The internet is an endless mine field of internet frauds, tens of thousands of lost souls lying about who they are just so they can be somebody’s hero, pretending to be and do things they will never achieve because they’re more frightened than the people they show off to.

And the ritual goes on every day, friend requests and people dumping friends and making friends with people they’ll never meet and flirting online with their fake pictures and their heavily guarded personal information.

Yeah, I think about Mona all the time because there’s an endless line of unhappy people who can’t see any sunlight in the darkness of their monitor screens, so they have to become someone else. Mona with her gray hair and glasses, the burnt out party animal who ended her last days conning young hipsters on the internet and feeling she had the last laugh. It makes me sad to think that there are people who think there’s some payback because the disguise only amplifies the loneliness.
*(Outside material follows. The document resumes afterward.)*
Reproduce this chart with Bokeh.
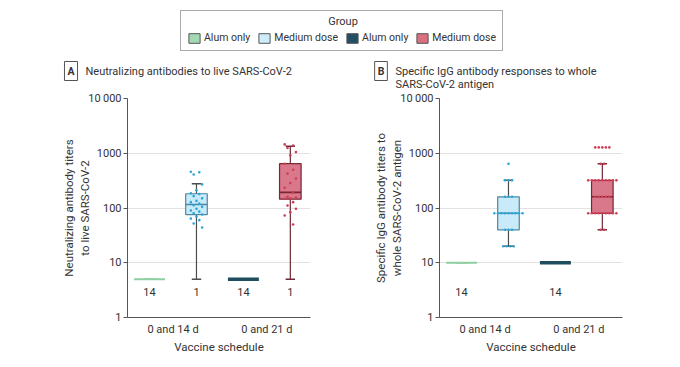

The information superhighway is littered with roadkill, people who need to con every day just to score points and seek acceptance, resulting in a virtual Tower of Babel where thousands all speak to each other in different languages, never listening to the other person with the outcome being complete chaos of hellish proportions. Have fun with your social networks, everybody, but just remember that it’s all just a bad dream. Just like Mona.

P.S. Blurt.com is still up and running, with their patented tagline: REAL REVIEWS, REAL PEOPLE.